Other strange choices include the fact that capitalizing a letter has the same effect in the two places it's done, but only those two. There are also several flags that only work in certain contexts (or are documented as such) but it's unclear why: e.g. why does %O only work if there is a single file? I can see a use case for such, but it doesn't seem like a requirement.
Ultimately what I propose is changing %flags to be more of a mini format language. As regex, why I think this should look like is %["']?([1-9][0-9]*)?[fFbBeoOiI] plus the %[%dg] which don't really fit this pattern.
- Adding
["']as it does now will add that quote around every file, but it currently only works for%["'][of]. - Adding
([1-9][0-9]*)?like it does now will select the input, order-only input, or output at that index. - Each letter does what it does now, the capitalized version does the same but with the extension stripped, e.g.
%Fwould include any directories but not the extension. The only letter that can't be capitalized is%Efor obvious reasons. - All of these will throw an error if the resulting substitution would be empty.

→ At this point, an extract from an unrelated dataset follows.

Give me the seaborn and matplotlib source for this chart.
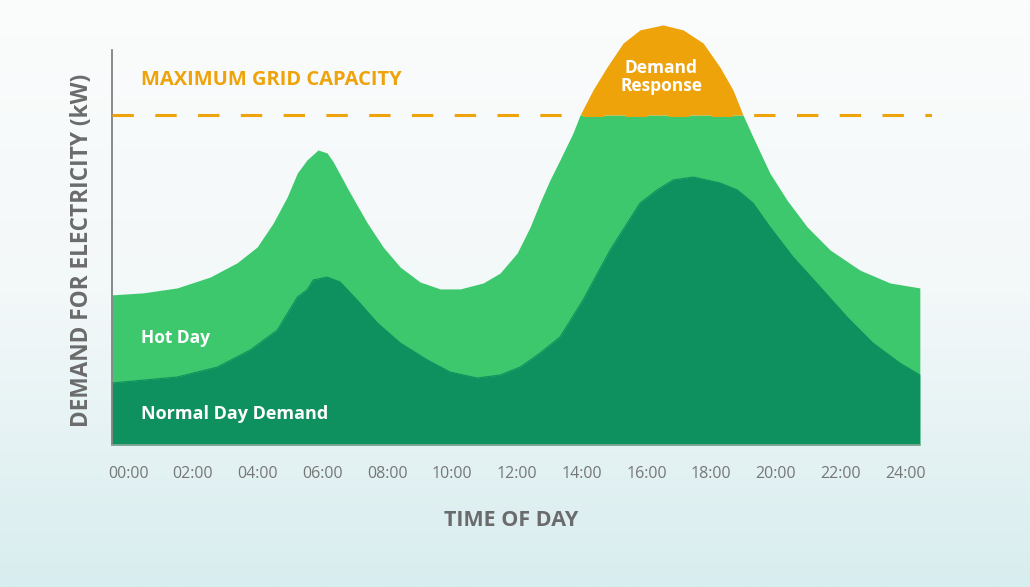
import numpy as np
import matplotlib
matplotlib.use("Agg")
import matplotlib.pyplot as plt
import seaborn as sns

# hours of day and demand in arbitrary kW units
hot_hours = [-0.49, 0.46, 1.51, 2.53, 3.36, 3.98, 4.48, 4.91, 5.22, 5.52, 5.86, 6.14,
             6.33, 6.85, 7.38, 7.87, 8.40, 9.01, 9.63, 10.25, 10.96, 11.48, 12.01,
             12.41, 12.72, 13.02, 13.33, 13.73, 13.95, 14.35, 14.78, 15.28, 15.80,
             16.51, 17.13, 17.75, 18.27, 18.67, 18.98, 19.29, 19.81, 20.34, 20.96,
             21.67, 22.59, 23.52, 24.44]
hot_day = [45.5, 46.1, 47.6, 50.9, 55.2, 60.0, 67.3, 75.2, 82.4, 86.4, 89.4, 88.5,
           85.8, 76.4, 67.3, 60.0, 53.9, 49.4, 47.3, 47.3, 49.1, 52.1, 58.2, 66.1,
           73.6, 80.3, 86.4, 94.5, 100, 107.6, 114.5, 121.8, 125.8, 127.3, 125.8,
           121.8, 114.5, 107.6, 100, 93.3, 82.4, 74.2, 66.1, 59.1, 53.0, 49.1, 47.6]

normal_hours = [-0.49, 1.51, 2.75, 3.77, 4.60, 5.22, 5.52, 5.71, 6.14, 6.54, 7.07,
                7.69, 8.40, 9.23, 9.94, 10.77, 11.48, 12.10, 12.72, 13.33, 14.04,
                14.88, 15.80, 16.33, 16.82, 17.44, 18.27, 18.80, 19.29, 19.81, 20.52,
                21.36, 22.19, 22.99, 23.83, 24.44]
normal_day = [18.8, 20.6, 23.6, 28.8, 34.8, 44.8, 47.0, 50.0, 50.9, 49.4, 43.9, 37.0,
              30.9, 25.8, 22.1, 20.3, 21.2, 23.6, 27.9, 32.7, 43.9, 59.1, 73.3, 77.3,
              80.3, 81.2, 79.4, 77.3, 73.3, 66.1, 57.0, 47.9, 38.8, 30.9, 24.8, 21.2]

grid_capacity = 100
tick_hours = list(range(0, 25, 2))
tick_labels = ["%02d:00" % h for h in tick_hours]

LIGHT = "#3ec86d"
DARK = "#0f915f"
ORANGE = "#efa30b"
GREY = "#6b6b6b"

sns.set_theme(style="white")
plt.rcParams["font.family"] = ["Open Sans", "DejaVu Sans"]

fig = plt.figure(figsize=(10.3, 5.87), dpi=100)

# background gradient
bg = fig.add_axes([0, 0, 1, 1], zorder=-10)
grad = np.linspace(0, 1, 256).reshape(-1, 1)
cmap = matplotlib.colors.LinearSegmentedColormap.from_list("bg", ["#fbfcfc", "#f3f8f9", "#d8edef"])
bg.imshow(grad, aspect="auto", cmap=cmap, extent=[0, 1, 0, 1])
bg.axis("off")

ax = fig.add_axes([112 / 1030, 142 / 587, 819.5 / 1030, 429 / 587])
ax.patch.set_alpha(0)

hx = np.array(hot_hours)
hy = np.array(hot_day)
ax.fill_between(hx, 0, np.minimum(hy, grid_capacity), color=LIGHT, lw=0)
ax.fill_between(hx, grid_capacity, hy, where=hy >= grid_capacity, interpolate=True,
                color=ORANGE, lw=0)
ax.fill_between(normal_hours, 0, normal_day, color=DARK, lw=0)
sns.lineplot(x=normal_hours, y=normal_day, ax=ax, color=DARK, lw=0.8)

ax.axhline(grid_capacity, color=ORANGE, lw=2.2, dashes=(7, 7), zorder=3)

ax.set_xlim(-0.5, 24.8)
ax.set_ylim(0, 130)
ax.set_xticks(tick_hours)
ax.set_xticklabels(tick_labels, color="#777777", fontsize=11.5)
ax.tick_params(axis="x", length=0, pad=15)
ax.set_yticks([])
for s in ["top", "right"]:
    ax.spines[s].set_visible(False)
ax.spines["left"].set_bounds(0, 119.7)
ax.spines["left"].set_color("#777777")
ax.spines["left"].set_linewidth(1.2)
ax.spines["bottom"].set_bounds(-0.5, 24.45)
ax.spines["bottom"].set_color("#8aa89c")
ax.spines["bottom"].set_linewidth(1.2)

ax.text(0.4, 110.5, "MAXIMUM GRID CAPACITY", color=ORANGE, fontsize=14.5,
        fontweight="bold", va="center", ha="left")
ax.text(16.45, 111.5, "Demand\nResponse", color="white", fontsize=12.5,
        fontweight="bold", va="center", ha="center", linespacing=1.05)
ax.text(0.4, 32.5, "Hot Day", color="white", fontsize=12.5, fontweight="bold",
        va="center", ha="left")
ax.text(0.4, 9.5, "Normal Day Demand", color="white", fontsize=13,
        fontweight="bold", va="center", ha="left")

fig.text(82 / 1030, 1 - 250 / 587, "DEMAND FOR ELECTRICITY (kW)", rotation=90,
         color=GREY, fontsize=16.3, fontweight="bold", ha="center", va="center")
fig.text(511 / 1030, 1 - 521 / 587, "TIME OF DAY", color=GREY, fontsize=15.5,
         fontweight="bold", ha="center", va="center")

fig.savefig("out.png", dpi=100)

- They will also all work in any context where the data is available, e.g. %O won't fail if there is more than one output.
I'm happy to work on pr to consolidate and add this, but I wanted to see a) if other people thought it made sense, and b) to solicit feedback on what the appropriate result would look like. Some of this constitutes breaking changes depending on how you look at it. Does changing %#-flags to throw errors when the output would be empty really breaking as it seems like almost no one knows that it's a feature. Would changing %O to work when there are multiple outputs be breaking? I don't see why anyone would be relying on that failure, but it's potentially an issue.
It would be nice to be able to add modifiers to the flags like in make. eg $(@D) for the directory part of the output
%f, %b and %B are all variants of the inputs, where the output only has a single opton %o
Would be much nicer to have something like %f, %fb, %fd, %fe, where the last letter is a modifier to get the base/directory/extension part. Then this would apply to %o also as %o, %ob, %od and %oe.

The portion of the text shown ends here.